Robert Winthrop Kean (September 28, 1893 – September 21, 1980) was an American Republican Party politician and member of one of the nation's oldest and longest serving political families. 

Kean represented parts of Essex County, New Jersey in the United States House of Representatives from 1939 to 1959. Kean retired from the House to run for United States Senate in 1958 but was defeated by Harrison A. Williams.

His son, Thomas Kean, later served as Speaker of the New Jersey General Assembly and Governor of New Jersey from 1982 to 1990.

Early years
Kean was born September 28, 1893, in Elberon, New Jersey. His father, Hamilton Fish Kean (1862–1941), was a United States Senator from New Jersey and his son, Thomas Kean, served two terms as the Governor of New Jersey.  Robert Kean was the great-great-grandson of  John Kean, a Delegate to the Continental Congress from South Carolina (1756–1795). His uncle, John Kean (1852–1914), was also a United States Senator from New Jersey. His grandson, Thomas Kean, Jr., is presently the Minority Leader of the New Jersey State Senate.

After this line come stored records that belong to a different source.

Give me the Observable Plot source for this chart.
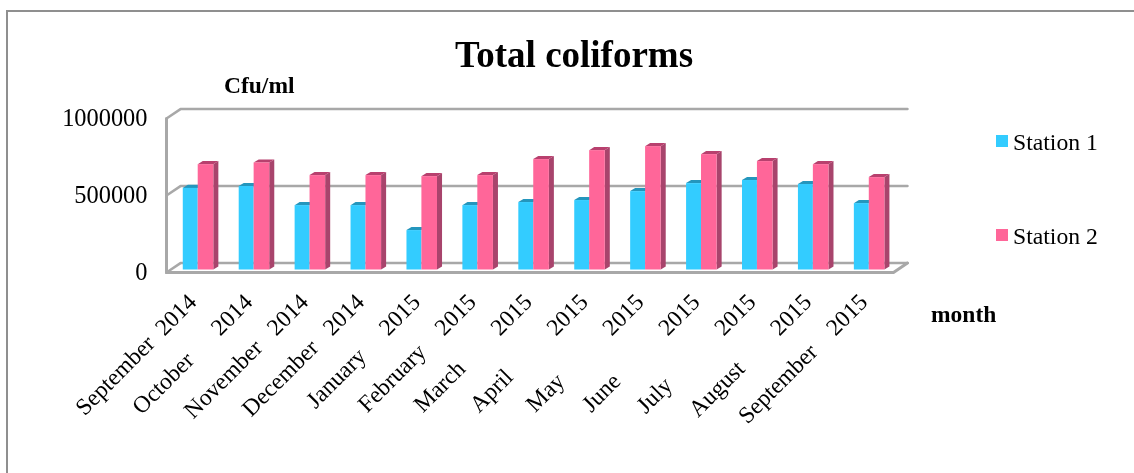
<!DOCTYPE html>
<html>
<head>
<meta charset="utf-8">
<script src="https://cdn.jsdelivr.net/npm/d3@7"></script>
<script src="https://cdn.jsdelivr.net/npm/@observablehq/plot@0.6"></script>
<style>
html,body{margin:0;padding:0;background:#fff}
body{width:1134px;height:473px;overflow:hidden;position:relative;font-family:"Liberation Serif",serif;color:#000}
#wrap{position:absolute;left:0;top:0;width:1134px;height:473px;filter:blur(0.45px)}
#frame{position:absolute;left:6px;top:10px;width:1140px;height:480px;border:2px solid #8f8f8f;border-right:none;box-sizing:border-box;pointer-events:none}
.t{position:absolute;white-space:nowrap;line-height:1}
.sw{position:absolute;width:12px;height:12px}
#chart{position:absolute;left:0;top:0}
#chart svg{overflow:visible;display:block}
#chart text{white-space:pre}
</style>
</head>
<body>
<div id="wrap">
<div id="chart"></div>
<div id="frame"></div>
<div class="t" style="left:455px;top:36px;font-size:37px;font-weight:bold">Total coliforms</div>
<div class="t" style="left:224px;top:74px;font-size:23.5px;font-weight:bold">Cfu/ml</div>
<div class="t" style="left:931px;top:303px;font-size:23.5px;font-weight:bold">month</div>
<div class="sw" style="left:996px;top:135px;background:#33ccff"></div>
<div class="t" style="left:1013px;top:131px;font-size:23.7px">Station 1</div>
<div class="sw" style="left:996px;top:229px;background:#ff6699"></div>
<div class="t" style="left:1013px;top:225px;font-size:23.7px">Station 2</div>
</div>
<script>
const labels = [
  "September  2014",
  "October      2014",
  "November   2014",
  "December   2014",
  "January     2015",
  "February    2015",
  "March        2015",
  "April          2015",
  "May           2015",
  "June           2015",
  "July            2015",
  "August        2015",
  "September    2015"
];
const station1 = [530000,542000,418000,418000,256000,418000,438000,451000,509000,561000,581000,555000,431000];
const station2 = [684000,695000,613000,613000,606000,613000,717000,775000,801000,749000,704000,684000,600000];

const blue = "#33ccff", pink = "#ff6699";
const blueTop = "#2496bd", pinkTop = "#b8406e", pinkSide = "#a8446c";
const wall = "#a8a8a8";
const n = labels.length;
const backX = 0.25, backY = 61000;   // depth of the box
const depthX = 0.09, depthY = 20000; // depth of a bar
const barLift = -2.5;                // bars stand a little behind the front edge

const idx = d3.range(n);
const rows = (vals, a, b) => idx.map(i => ({id: i, x1: i + a, x2: i + b, v: vals[i]}));
const blues = rows(station1, 0.30, 0.567);
const pinks = rows(station2, 0.567, 0.846);
const side = rs => rs.flatMap(r => [
  {id: r.id, x1: r.x2, x2: r.x2, y1: 0, y2: r.v},
  {id: r.id, x1: r.x2 + depthX, x2: r.x2 + depthX, y1: depthY, y2: r.v + depthY}
]);
const cap = rs => rs.flatMap(r => [
  {id: r.id, x1: r.x1, x2: r.x2, y1: r.v, y2: r.v},
  {id: r.id, x1: r.x1 + depthX, x2: r.x2 + depthX, y1: r.v + depthY, y2: r.v + depthY}
]);
const ticks = [0, 500000, 1000000];
const gridBack = ticks.flatMap(t => [
  {g: t, x: 0, y: t}, {g: t, x: backX, y: t + backY}, {g: t, x: n + backX, y: t + backY}
]);
const floorFront = [{x: 0, y: 0}, {x: n, y: 0}, {x: n + backX, y: backY}];
const wallFront = [{x: 0, y: 0}, {x: 0, y: 1000000}];
const area3 = (d, fill) => Plot.area(d, {x1: "x1", x2: "x2", y1: "y1", y2: "y2", z: "id", fill, dy: barLift, curve: "linear"});

const plot = Plot.plot({
  width: 1134, height: 473,
  marginLeft: 166, marginRight: 241, marginTop: 118, marginBottom: 201,
  style: {background: "transparent", fontFamily: "Liberation Serif, serif", color: "#000"},
  x: {domain: [0, n], axis: null},
  y: {domain: [0, 1000000], axis: null},
  marks: [
    Plot.line(gridBack, {x: "x", y: "y", z: "g", stroke: wall, strokeWidth: 2.5, curve: "linear"}),
    Plot.line(floorFront, {x: "x", y: "y", stroke: wall, strokeWidth: 3, curve: "linear"}),
    Plot.line(wallFront, {x: "x", y: "y", stroke: wall, strokeWidth: 3}),
    Plot.axisY(ticks, {anchor: "left", tickSize: 0, tickPadding: 19, fontSize: 24.4, tickFormat: d => String(d), label: null, fill: "#000"}),
    area3(cap(blues), blueTop),
    Plot.rectY(blues, {x1: "x1", x2: "x2", y1: 0, y2: "v", fill: blue, dy: barLift}),
    area3(side(pinks), pinkSide),
    area3(cap(pinks), pinkTop),
    Plot.rectY(pinks, {x1: "x1", x2: "x2", y1: 0, y2: "v", fill: pink, dy: barLift}),
    Plot.text(idx, {x: i => i + 0.5, y: () => 0, text: i => labels[i], rotate: -45, textAnchor: "end", dx: -2, dy: 25.5, fontSize: 23.6, fill: "#000"})
  ]
});
document.getElementById("chart").appendChild(plot);
</script>
</body>
</html>
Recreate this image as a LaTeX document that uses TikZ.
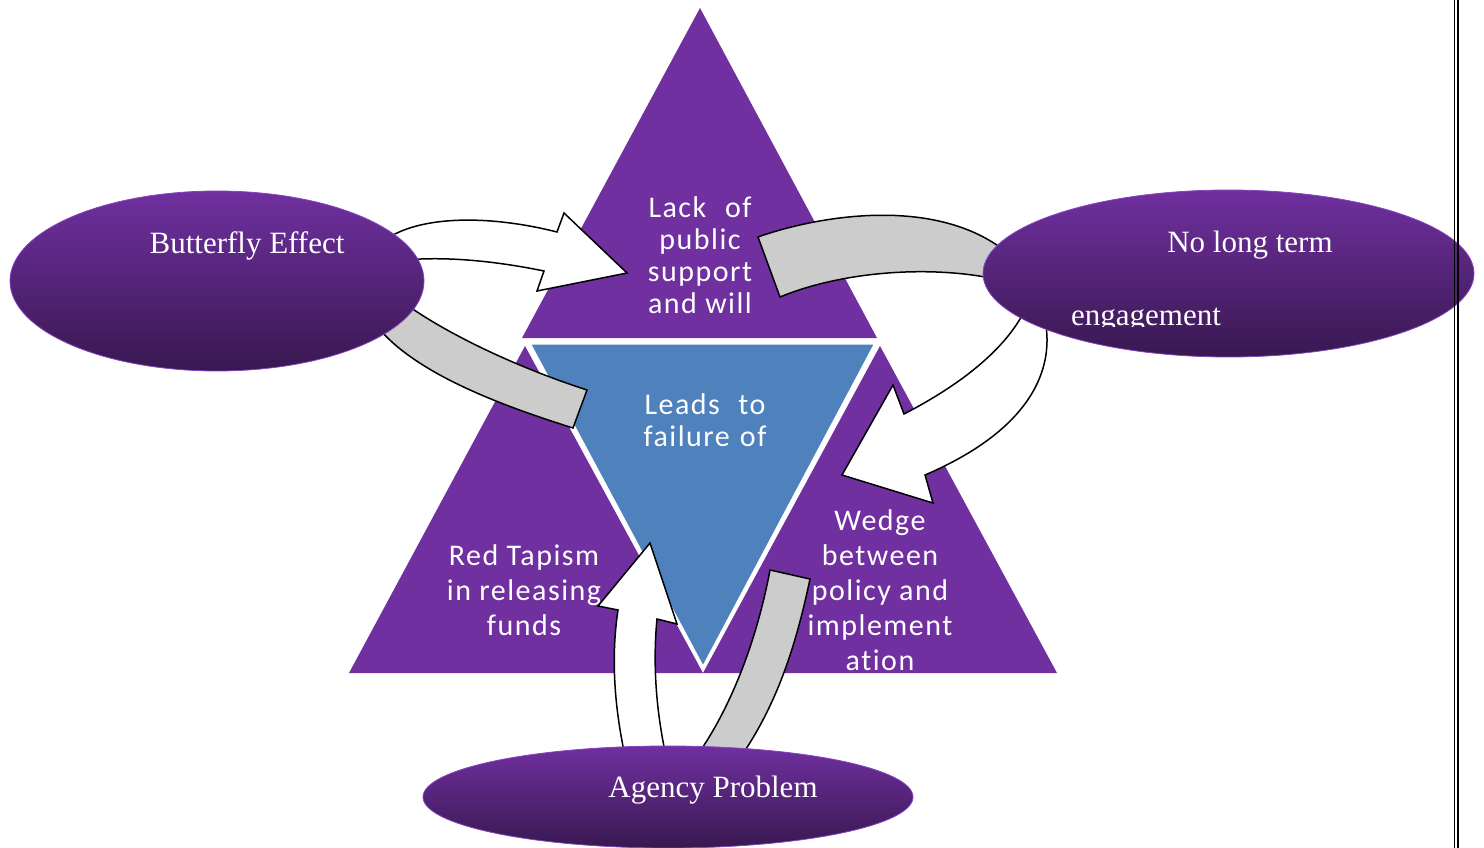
\documentclass[tikz,border=0pt]{standalone}
\usepackage{fontspec}
\setmainfont{Liberation Serif}
\newfontfamily\calib[LetterSpace=5, Ligatures={NoCommon,NoContextual}]{Carlito}
\usetikzlibrary{shapes.geometric}

\definecolor{tripurple}{HTML}{7030A0}
\definecolor{triblue}{HTML}{4F81BD}
\definecolor{ovaltop}{HTML}{7030A0}
\definecolor{ovalmid}{HTML}{58267F}
\definecolor{ovalbot}{HTML}{381850}
\definecolor{ovaledge}{HTML}{8545C0}
\definecolor{bandgray}{HTML}{CCCCCC}

\tikzset{
  tri/.style={fill=tripurple, draw=none},
  midtri/.style={fill=triblue, draw=white, line width=3pt, line join=miter},
  oval/.style={ellipse, inner sep=0pt, top color=ovaltop, middle color=ovalmid,
               bottom color=ovalbot, draw=ovaledge, line width=0.8pt},
  blockarrow/.style={fill=white, draw=black, line width=1.5pt, line join=miter},
  band/.style={fill=bandgray, draw=black, line width=1.5pt, line join=miter},
  tritext/.style={text=white, align=center, inner sep=0pt, anchor=north},
  ovaltext/.style={text=white, inner sep=0pt, anchor=base,
                   font=\fontsize{31}{36}\selectfont},
}

\begin{document}
\begin{tikzpicture}[x=1pt,y=-1pt]
\useasboundingbox (0,0) rectangle (1484,848);

% four parts of the pyramid
\fill[tri] (700,8) -- (522,338) -- (877,338) -- cycle;
\fill[tri] (525,346) -- (349,673) -- (703,673) -- cycle;
\fill[tri] (880,346) -- (703,673) -- (1057,673) -- cycle;
\draw[midtri] (529,343) -- (876,343) -- (703,668) -- cycle;

% curved white arrow towards the top block
\draw[blockarrow] (385,240) .. controls (420,215) and (490,215) .. (557,232)
  -- (564,213) -- (627,273) -- (537,291) -- (544,271)
  .. controls (500,262) and (450,256) .. (405,260) -- cycle;

% grey band into the centre block
\draw[band] (400,300) .. controls (440,330) and (510,365) .. (587,390)
  -- (573,428) .. controls (500,405) and (420,375) .. (380,330) -- cycle;

% grey band from the right oval to the top block
\draw[band] (758,237) .. controls (820,215) and (940,195) .. (1010,255)
  -- (1000,280) .. controls (930,264) and (840,272) .. (780,297) -- cycle;

% curved white arrow down to the right block
\draw[blockarrow] (1045,320) .. controls (1055,370) and (1030,430) .. (925,475)
  -- (933,503) -- (842,475) -- (893,385) -- (904,414)
  .. controls (960,385) and (1005,350) .. (1025,310) -- cycle;

% white arrow up from the bottom oval
\draw[blockarrow] (627,765) .. controls (612,700) and (612,650) .. (618,610)
  -- (598,606) -- (650,543) -- (677,624) -- (657,619)
  .. controls (653,660) and (655,710) .. (668,765) -- cycle;

% grey band from the bottom oval to the right block
\draw[band] (770,570) -- (810,579) .. controls (795,650) and (775,710) .. (735,765)
  -- (690,765) .. controls (725,720) and (755,650) .. (770,570) -- cycle;

% ovals
\node[oval, minimum width=414pt, minimum height=180pt] (butterfly) at (217,281) {};
\node[oval, minimum width=491pt, minimum height=167pt] (nolong) at (1228.5,273.5) {};
\node[oval, minimum width=490pt, minimum height=102pt] (agency) at (668,797) {};

\node[ovaltext] (butterflytxt) at (247,253) {Butterfly Effect};
\node[ovaltext] (nolongtxt) at (1250,252) {No long term};
\begin{scope}
  \clip (1000,290) rectangle (1300,326.5);
  \node[ovaltext] (engagetxt) at (1146,325) {engagement};
\end{scope}
\node[ovaltext] (agencytxt) at (713,797) {Agency Problem};

% pyramid captions
\node[tritext, font=\calib\fontsize{30}{32}\selectfont] (toptxt) at (700,196)
  {\makebox[103pt]{Lack\hfill of}\\public\\support\\and will};
\node[tritext, font=\calib\fontsize{30}{32}\selectfont] (midtxt) at (705,393)
  {\makebox[121pt]{Leads\hfill to}\\\makebox[123pt]{failure\hfill of}};
\node[tritext, font=\calib\fontsize{30}{35}\selectfont] (lefttxt) at (524,544)
  {Red Tapism\\in releasing\\funds};
\node[tritext, font=\calib\fontsize{30}{35}\selectfont] (righttxt) at (880,509)
  {Wedge\\between\\policy and\\implement\\ation};

% page frame rule on the right
\draw[line width=1.3pt] (1454.7,0) -- (1454.7,848);
\draw[line width=2pt] (1458.3,0) -- (1458.3,848);
\end{tikzpicture}
\end{document}
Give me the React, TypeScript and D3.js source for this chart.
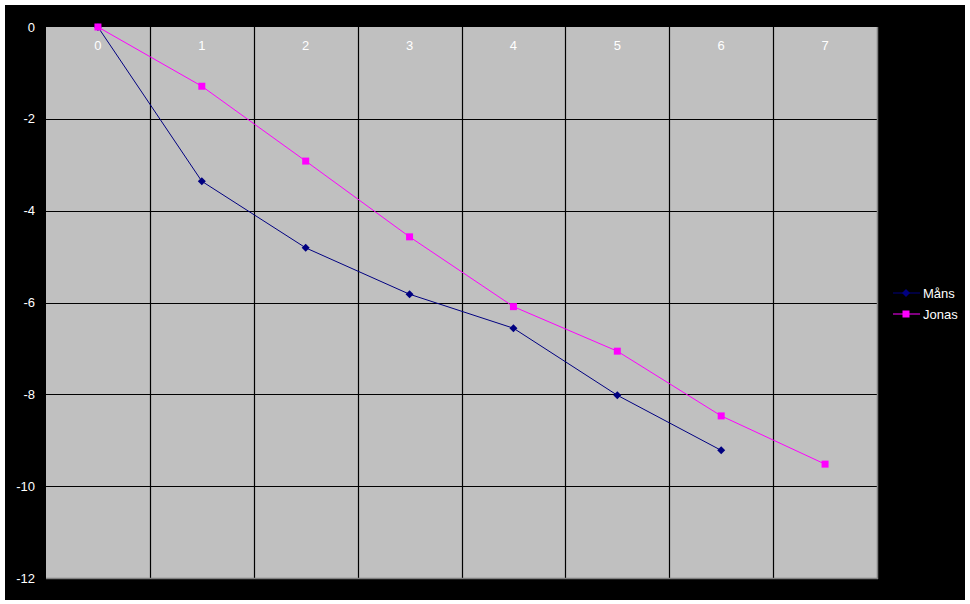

His mother, Katherine Taylor Winthrop (1866–1943), was a descendant of John Winthrop, a wealthy English Puritan lawyer and one of the leading figures in the founding of the Massachusetts Bay Colony, the first major settlement in what is now New England after Plymouth Colony. Winthrop led the first large wave of migrants from England in 1630 and served as governor for 12 of the colony's first 20 years of existence. Kean is also a descendant of William Livingston, the first Governor of New Jersey.

His maternal great-grandfather was Moses Taylor (1806–1882), a 19th-century New York merchant and banker and one of the wealthiest men of that century. At his death, his estate was reported to be worth $70 million, or $ in  dollars. He controlled the National City Bank of New York (later to become Citibank), the Delaware, Lackawanna & Western railroad, the Moses Taylor & Co. import business, and he held numerous other investments in railroads and industry. His real estate holdings in New York brought him into close association with Boss Tweed of New York's Tammany Hall, and in 1871, Taylor sat on a committee made up of New York's most influential and successful businessmen and signed his name to a report that commended Tweed's controller for his honesty and integrity, a report that was a notorious whitewash.

He was a 1911 graduate of St. Mark's School and a 1915 graduate of Harvard University. He served in the National Guard and later in the United States Army during World War I earning the rank of lieutenant, the Silver Star, and the Distinguished Service Cross. He served under the command of General John J. Pershing.

Kean became involved in politics at a young age. In 1905, His uncle got him appointed as a U.S. Senate page so he could observe the Inauguration of President Theodore Roosevelt. He attended the 1912 Republican National Convention, where he was escorted by his uncle's secretary, Donald H. McLean, with whom he would late serve in Congress. Young Kean was a Roosevelt supporter, although his uncle and father had publicly endorsed the incumbent President, William Howard Taft. After he returned from the war, Kean took on campaign responsibilities on behalf of his father, who was the Republican National Committeeman from New Jersey from 1918 to 1928. He was heavily involved in his father's successful campaign for the U.S. Senate in 1928, and his unsuccessful 1934 re-election bid.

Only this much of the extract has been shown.